[Plotting code records]
/---

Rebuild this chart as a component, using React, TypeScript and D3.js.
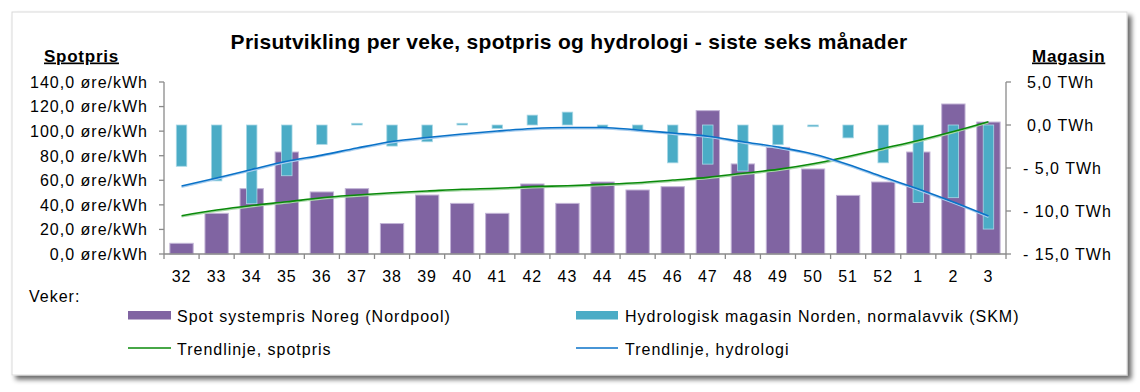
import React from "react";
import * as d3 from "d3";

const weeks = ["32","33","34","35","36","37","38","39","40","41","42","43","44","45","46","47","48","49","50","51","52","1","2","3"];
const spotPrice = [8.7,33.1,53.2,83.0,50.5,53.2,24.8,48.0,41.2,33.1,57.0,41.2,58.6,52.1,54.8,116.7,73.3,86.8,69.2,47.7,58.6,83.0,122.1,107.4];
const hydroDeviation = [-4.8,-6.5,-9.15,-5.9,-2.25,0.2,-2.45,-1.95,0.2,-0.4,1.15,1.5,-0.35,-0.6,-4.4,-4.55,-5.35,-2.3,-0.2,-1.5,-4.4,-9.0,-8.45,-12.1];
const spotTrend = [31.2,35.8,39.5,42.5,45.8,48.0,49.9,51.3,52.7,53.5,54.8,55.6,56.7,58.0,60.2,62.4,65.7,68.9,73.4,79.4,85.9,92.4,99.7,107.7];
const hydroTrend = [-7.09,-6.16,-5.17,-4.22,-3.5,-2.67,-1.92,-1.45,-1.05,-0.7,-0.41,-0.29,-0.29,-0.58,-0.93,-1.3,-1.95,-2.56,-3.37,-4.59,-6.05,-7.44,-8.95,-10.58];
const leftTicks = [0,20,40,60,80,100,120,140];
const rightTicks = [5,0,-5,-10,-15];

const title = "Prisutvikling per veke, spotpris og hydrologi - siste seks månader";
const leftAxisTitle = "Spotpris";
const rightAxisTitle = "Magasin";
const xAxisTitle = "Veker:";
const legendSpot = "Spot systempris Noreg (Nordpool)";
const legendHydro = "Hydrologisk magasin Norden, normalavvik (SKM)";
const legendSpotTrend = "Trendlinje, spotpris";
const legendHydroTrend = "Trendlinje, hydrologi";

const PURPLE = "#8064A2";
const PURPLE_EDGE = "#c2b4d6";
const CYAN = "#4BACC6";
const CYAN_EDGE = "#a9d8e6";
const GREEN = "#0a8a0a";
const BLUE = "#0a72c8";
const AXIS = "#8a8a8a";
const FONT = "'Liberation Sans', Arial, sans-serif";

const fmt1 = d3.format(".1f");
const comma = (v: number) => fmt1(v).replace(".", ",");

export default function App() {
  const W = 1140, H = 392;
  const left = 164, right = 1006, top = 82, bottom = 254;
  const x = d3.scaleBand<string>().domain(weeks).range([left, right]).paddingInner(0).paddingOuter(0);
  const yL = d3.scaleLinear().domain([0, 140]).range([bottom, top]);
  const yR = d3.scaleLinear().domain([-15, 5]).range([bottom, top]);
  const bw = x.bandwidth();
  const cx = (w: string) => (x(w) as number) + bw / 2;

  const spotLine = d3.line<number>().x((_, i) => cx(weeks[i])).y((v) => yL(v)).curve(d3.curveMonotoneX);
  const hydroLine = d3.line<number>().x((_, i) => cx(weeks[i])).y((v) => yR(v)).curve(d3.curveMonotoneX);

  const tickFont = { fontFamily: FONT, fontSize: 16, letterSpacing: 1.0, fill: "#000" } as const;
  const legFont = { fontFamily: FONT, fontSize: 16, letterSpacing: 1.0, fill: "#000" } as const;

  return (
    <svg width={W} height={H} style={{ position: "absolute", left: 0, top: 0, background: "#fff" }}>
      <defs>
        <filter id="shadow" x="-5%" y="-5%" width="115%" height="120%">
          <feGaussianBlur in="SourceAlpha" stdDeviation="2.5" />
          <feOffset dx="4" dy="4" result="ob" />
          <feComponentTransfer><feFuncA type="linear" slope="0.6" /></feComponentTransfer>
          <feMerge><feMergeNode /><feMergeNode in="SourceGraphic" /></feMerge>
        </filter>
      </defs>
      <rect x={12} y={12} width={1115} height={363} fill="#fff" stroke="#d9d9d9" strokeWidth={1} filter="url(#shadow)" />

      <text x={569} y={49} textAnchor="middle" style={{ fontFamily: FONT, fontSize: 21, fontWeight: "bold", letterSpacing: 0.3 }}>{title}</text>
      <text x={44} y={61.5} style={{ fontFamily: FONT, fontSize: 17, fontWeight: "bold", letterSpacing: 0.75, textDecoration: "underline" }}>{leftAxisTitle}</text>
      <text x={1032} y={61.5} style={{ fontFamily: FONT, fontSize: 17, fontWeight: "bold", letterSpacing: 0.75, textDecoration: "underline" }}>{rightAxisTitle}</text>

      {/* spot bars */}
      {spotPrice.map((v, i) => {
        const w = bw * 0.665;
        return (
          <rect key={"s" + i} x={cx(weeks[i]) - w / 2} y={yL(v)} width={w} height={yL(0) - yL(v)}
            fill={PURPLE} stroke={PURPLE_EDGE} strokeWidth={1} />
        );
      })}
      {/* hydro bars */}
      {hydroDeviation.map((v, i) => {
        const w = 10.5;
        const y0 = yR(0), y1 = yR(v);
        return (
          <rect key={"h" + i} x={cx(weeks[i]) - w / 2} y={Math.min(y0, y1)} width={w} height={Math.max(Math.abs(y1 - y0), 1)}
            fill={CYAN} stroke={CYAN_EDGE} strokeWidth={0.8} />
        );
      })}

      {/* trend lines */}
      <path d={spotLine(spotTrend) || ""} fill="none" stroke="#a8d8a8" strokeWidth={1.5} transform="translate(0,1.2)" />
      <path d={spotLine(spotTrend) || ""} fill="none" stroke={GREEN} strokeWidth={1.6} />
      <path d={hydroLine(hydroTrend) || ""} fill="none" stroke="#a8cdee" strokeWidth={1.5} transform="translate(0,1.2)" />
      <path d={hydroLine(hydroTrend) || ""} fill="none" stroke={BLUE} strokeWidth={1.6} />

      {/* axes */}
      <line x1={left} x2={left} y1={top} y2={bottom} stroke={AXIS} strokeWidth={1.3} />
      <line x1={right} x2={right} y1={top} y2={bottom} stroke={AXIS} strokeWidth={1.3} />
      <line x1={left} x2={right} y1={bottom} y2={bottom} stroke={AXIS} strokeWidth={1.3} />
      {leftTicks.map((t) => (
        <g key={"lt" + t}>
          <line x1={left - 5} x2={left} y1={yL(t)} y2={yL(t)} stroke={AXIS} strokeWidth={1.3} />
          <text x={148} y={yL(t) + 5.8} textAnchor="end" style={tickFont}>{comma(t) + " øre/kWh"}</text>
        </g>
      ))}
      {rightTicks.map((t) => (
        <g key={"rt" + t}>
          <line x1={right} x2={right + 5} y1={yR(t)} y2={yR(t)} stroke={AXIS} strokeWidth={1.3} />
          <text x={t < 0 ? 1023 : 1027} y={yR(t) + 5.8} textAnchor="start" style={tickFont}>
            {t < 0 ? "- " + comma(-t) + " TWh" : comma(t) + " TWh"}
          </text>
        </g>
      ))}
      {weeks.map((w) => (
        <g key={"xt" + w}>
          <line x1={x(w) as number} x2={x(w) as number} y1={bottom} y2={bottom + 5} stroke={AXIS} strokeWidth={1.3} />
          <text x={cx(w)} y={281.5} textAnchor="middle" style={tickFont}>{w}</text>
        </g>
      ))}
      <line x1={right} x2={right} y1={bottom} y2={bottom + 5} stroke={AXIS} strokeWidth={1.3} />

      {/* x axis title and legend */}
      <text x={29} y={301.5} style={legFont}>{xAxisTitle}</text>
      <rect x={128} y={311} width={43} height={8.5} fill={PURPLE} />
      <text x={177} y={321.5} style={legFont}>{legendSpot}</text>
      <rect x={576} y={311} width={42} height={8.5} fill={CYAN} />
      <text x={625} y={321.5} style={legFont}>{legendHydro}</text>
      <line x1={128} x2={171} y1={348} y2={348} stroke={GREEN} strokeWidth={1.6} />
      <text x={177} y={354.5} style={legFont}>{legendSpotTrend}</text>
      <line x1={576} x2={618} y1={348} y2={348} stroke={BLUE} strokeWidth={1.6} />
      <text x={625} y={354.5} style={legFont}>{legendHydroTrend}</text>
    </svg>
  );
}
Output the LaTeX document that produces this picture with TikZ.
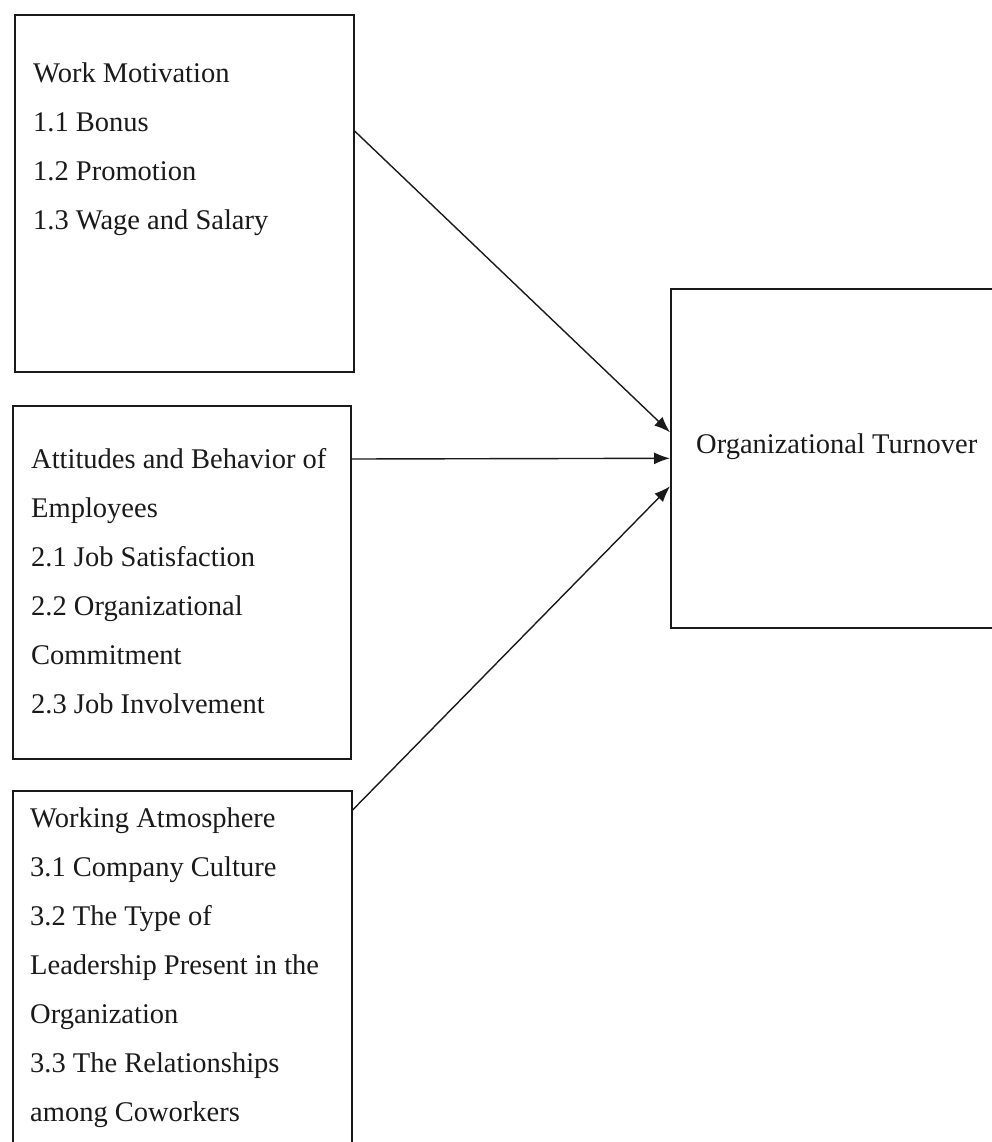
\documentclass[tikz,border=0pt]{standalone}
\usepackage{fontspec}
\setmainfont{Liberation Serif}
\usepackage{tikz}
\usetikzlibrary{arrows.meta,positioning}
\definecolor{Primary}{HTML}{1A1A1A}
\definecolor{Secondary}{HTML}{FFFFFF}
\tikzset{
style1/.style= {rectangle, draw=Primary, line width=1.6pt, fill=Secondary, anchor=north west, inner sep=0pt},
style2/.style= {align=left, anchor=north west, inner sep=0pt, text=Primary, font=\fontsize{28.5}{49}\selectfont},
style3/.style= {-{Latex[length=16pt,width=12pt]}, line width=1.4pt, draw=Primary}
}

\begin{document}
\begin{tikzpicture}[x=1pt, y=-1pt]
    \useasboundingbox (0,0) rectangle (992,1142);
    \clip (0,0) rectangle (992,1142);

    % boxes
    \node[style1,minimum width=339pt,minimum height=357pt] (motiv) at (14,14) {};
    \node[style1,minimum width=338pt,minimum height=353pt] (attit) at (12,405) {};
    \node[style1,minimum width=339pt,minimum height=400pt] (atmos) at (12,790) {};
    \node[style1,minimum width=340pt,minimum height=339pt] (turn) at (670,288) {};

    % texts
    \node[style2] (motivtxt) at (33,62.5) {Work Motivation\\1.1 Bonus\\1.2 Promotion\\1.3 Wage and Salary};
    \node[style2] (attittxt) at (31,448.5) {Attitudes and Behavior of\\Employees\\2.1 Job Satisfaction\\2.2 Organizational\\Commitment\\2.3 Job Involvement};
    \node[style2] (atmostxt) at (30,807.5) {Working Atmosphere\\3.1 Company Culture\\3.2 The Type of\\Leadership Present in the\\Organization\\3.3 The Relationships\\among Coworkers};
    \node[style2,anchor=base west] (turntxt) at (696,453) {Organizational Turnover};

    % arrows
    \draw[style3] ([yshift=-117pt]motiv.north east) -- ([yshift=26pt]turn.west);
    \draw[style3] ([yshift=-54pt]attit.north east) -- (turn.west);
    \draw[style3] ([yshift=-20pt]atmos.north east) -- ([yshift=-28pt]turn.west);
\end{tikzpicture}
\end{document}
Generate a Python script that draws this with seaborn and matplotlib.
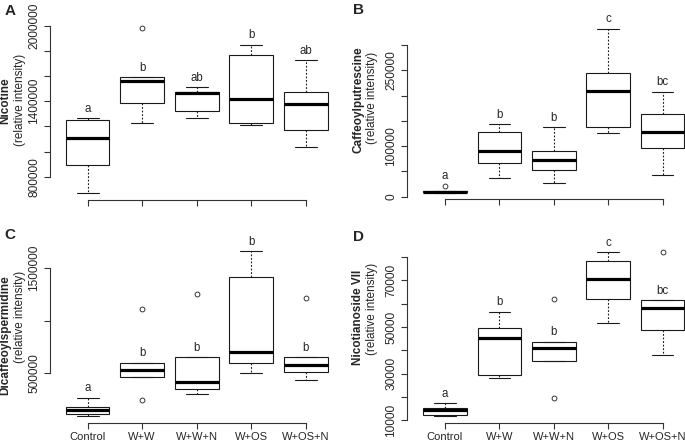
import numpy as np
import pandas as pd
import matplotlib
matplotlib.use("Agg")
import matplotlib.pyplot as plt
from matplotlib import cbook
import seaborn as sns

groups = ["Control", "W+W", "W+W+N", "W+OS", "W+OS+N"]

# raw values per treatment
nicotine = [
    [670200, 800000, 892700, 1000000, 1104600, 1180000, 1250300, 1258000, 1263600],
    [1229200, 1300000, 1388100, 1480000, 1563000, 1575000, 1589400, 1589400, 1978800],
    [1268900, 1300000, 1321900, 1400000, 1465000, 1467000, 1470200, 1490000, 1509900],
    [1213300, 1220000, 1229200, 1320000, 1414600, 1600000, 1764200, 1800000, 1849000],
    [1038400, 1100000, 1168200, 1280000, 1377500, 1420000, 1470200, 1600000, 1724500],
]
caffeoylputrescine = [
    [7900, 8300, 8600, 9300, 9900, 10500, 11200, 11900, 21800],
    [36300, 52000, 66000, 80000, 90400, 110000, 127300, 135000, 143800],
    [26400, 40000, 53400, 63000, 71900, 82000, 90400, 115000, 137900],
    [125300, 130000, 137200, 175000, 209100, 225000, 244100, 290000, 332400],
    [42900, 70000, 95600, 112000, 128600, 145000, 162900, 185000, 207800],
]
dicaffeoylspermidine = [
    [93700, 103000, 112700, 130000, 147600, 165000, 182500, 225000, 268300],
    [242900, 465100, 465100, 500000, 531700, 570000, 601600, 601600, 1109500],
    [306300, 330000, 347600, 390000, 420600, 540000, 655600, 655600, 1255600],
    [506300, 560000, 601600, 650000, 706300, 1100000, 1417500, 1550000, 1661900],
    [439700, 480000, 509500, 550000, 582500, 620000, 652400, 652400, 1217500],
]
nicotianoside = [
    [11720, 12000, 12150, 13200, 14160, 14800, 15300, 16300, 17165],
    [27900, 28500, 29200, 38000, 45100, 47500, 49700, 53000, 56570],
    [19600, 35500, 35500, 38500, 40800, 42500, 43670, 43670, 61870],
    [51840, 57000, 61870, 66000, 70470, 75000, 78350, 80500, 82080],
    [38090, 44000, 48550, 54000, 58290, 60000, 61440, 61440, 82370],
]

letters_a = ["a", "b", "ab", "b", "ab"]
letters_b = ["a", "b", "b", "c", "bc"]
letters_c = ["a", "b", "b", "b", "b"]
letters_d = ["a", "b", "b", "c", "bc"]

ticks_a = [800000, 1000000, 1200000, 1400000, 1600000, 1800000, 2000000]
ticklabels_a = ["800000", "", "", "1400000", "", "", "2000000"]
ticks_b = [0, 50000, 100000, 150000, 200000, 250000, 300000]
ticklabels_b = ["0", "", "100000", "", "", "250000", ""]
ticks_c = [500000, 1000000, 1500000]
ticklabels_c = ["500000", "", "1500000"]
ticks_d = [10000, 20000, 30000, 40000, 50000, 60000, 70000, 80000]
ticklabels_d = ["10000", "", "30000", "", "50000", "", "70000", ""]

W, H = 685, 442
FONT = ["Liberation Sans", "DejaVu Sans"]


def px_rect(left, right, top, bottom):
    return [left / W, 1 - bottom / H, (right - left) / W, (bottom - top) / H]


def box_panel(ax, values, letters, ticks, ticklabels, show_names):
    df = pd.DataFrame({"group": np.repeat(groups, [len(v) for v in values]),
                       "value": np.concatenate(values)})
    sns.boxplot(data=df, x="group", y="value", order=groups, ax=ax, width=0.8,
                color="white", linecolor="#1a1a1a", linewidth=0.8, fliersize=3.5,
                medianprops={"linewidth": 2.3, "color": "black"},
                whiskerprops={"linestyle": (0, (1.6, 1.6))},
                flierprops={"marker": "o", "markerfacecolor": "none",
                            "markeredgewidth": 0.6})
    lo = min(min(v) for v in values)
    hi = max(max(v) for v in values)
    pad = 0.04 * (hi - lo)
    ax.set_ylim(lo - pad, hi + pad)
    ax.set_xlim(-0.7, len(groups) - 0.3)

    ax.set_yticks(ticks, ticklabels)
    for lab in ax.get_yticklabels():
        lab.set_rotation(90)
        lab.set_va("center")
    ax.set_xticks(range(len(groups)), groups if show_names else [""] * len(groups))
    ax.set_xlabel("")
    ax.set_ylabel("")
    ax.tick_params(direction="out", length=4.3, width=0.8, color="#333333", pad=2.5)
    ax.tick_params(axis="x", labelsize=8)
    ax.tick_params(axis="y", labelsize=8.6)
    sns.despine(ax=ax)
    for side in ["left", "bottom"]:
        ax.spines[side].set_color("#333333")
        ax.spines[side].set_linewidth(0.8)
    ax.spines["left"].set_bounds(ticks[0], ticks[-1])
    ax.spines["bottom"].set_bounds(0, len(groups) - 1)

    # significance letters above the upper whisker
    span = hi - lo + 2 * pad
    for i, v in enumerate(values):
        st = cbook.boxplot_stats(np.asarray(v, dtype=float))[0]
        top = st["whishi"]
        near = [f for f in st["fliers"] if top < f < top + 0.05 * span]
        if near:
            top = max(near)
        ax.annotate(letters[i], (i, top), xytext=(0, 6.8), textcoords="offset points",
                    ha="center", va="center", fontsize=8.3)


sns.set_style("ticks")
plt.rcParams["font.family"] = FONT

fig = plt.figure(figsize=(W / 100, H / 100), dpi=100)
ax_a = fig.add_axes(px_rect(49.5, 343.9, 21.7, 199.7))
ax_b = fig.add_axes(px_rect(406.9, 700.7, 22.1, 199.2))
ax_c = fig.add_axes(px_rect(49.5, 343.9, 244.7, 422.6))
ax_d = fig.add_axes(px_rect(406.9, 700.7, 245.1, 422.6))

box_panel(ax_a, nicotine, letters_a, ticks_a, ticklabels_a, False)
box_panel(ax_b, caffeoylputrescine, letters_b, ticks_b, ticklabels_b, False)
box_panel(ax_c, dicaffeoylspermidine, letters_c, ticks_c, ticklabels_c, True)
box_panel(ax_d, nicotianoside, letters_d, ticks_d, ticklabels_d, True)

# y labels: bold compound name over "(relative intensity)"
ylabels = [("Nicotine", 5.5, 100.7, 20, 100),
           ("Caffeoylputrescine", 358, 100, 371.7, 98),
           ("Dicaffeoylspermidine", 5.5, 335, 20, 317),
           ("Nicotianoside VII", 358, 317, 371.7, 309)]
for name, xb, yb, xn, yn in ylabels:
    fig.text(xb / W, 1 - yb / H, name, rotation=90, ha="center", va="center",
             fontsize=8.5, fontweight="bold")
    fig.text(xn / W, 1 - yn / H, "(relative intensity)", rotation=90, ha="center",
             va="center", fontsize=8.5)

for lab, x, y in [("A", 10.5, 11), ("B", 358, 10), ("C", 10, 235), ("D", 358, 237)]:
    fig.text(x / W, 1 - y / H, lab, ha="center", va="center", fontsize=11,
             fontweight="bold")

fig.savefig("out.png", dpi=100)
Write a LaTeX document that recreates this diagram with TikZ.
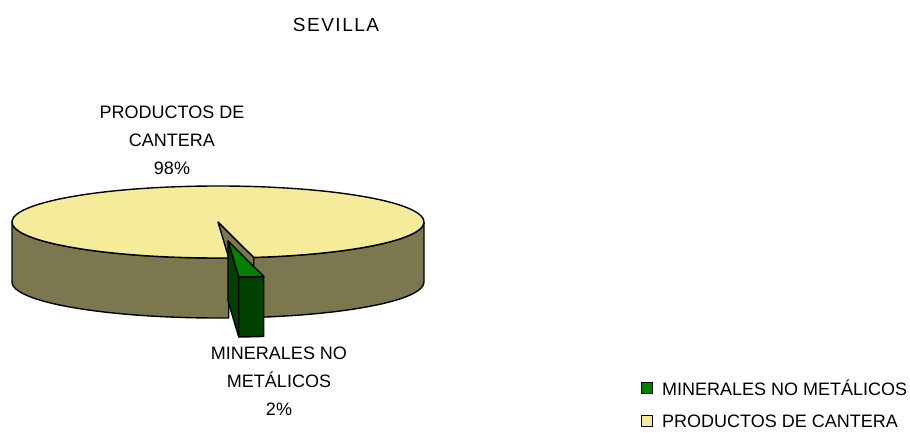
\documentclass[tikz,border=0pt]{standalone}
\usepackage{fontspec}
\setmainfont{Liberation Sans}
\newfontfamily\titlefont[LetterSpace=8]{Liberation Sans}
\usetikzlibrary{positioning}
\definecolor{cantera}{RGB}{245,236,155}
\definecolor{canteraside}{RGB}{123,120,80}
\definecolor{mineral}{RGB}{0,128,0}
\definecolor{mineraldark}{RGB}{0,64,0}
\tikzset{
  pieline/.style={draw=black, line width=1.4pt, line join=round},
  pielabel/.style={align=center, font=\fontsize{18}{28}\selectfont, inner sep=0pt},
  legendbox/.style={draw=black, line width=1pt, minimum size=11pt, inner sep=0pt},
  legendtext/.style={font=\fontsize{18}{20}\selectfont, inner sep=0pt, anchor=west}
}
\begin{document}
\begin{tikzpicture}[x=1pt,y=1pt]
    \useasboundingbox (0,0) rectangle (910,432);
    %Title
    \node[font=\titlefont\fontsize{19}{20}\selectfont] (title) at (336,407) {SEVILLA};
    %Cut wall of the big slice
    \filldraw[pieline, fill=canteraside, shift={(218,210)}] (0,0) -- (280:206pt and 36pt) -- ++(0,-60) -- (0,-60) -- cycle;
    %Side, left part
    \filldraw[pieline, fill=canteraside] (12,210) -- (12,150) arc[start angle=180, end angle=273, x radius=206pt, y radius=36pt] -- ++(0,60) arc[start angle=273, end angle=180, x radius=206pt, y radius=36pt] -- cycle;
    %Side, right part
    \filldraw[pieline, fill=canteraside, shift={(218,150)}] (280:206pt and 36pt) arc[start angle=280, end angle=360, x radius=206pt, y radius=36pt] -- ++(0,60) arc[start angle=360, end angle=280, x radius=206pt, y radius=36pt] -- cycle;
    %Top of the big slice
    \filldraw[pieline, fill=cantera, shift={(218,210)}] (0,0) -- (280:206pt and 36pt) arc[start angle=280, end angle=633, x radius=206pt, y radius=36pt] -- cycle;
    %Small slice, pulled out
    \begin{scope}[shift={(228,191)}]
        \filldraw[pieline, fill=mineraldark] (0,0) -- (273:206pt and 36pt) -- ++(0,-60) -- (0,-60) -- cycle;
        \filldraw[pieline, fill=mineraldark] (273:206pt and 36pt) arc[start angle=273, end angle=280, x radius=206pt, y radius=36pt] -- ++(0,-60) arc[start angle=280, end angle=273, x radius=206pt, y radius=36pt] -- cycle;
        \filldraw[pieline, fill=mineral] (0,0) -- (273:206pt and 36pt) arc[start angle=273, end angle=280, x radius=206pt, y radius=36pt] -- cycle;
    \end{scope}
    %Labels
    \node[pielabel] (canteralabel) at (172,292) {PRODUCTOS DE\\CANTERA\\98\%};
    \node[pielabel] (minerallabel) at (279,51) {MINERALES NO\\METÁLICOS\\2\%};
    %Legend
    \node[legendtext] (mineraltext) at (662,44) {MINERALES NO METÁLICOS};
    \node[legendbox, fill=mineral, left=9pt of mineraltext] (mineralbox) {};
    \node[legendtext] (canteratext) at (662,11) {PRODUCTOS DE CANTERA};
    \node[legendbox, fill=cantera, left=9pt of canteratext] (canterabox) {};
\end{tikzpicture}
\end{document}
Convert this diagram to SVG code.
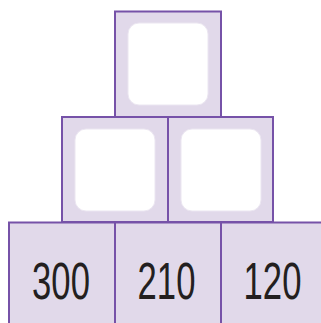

\---

=== What is asked ===
Pictures stay out. Repeat only the lines from the beginning of the data through the line that has "const comma = (v: number)".

=== Full response ===
Rebuild this chart as a component, using React, TypeScript and D3.js.
import React from "react";
import * as d3 from "d3";

const weeks = ["32","33","34","35","36","37","38","39","40","41","42","43","44","45","46","47","48","49","50","51","52","1","2","3"];
const spotPrice = [8.7,33.1,53.2,83.0,50.5,53.2,24.8,48.0,41.2,33.1,57.0,41.2,58.6,52.1,54.8,116.7,73.3,86.8,69.2,47.7,58.6,83.0,122.1,107.4];
const hydroDeviation = [-4.8,-6.5,-9.15,-5.9,-2.25,0.2,-2.45,-1.95,0.2,-0.4,1.15,1.5,-0.35,-0.6,-4.4,-4.55,-5.35,-2.3,-0.2,-1.5,-4.4,-9.0,-8.45,-12.1];
const spotTrend = [31.2,35.8,39.5,42.5,45.8,48.0,49.9,51.3,52.7,53.5,54.8,55.6,56.7,58.0,60.2,62.4,65.7,68.9,73.4,79.4,85.9,92.4,99.7,107.7];
const hydroTrend = [-7.09,-6.16,-5.17,-4.22,-3.5,-2.67,-1.92,-1.45,-1.05,-0.7,-0.41,-0.29,-0.29,-0.58,-0.93,-1.3,-1.95,-2.56,-3.37,-4.59,-6.05,-7.44,-8.95,-10.58];
const leftTicks = [0,20,40,60,80,100,120,140];
const rightTicks = [5,0,-5,-10,-15];

const title = "Prisutvikling per veke, spotpris og hydrologi - siste seks månader";
const leftAxisTitle = "Spotpris";
const rightAxisTitle = "Magasin";
const xAxisTitle = "Veker:";
const legendSpot = "Spot systempris Noreg (Nordpool)";
const legendHydro = "Hydrologisk magasin Norden, normalavvik (SKM)";
const legendSpotTrend = "Trendlinje, spotpris";
const legendHydroTrend = "Trendlinje, hydrologi";

const PURPLE = "#8064A2";
const PURPLE_EDGE = "#c2b4d6";
const CYAN = "#4BACC6";
const CYAN_EDGE = "#a9d8e6";
const GREEN = "#0a8a0a";
const BLUE = "#0a72c8";
const AXIS = "#8a8a8a";
const FONT = "'Liberation Sans', Arial, sans-serif";

const fmt1 = d3.format(".1f");
const comma = (v: number) => fmt1(v).replace(".", ",");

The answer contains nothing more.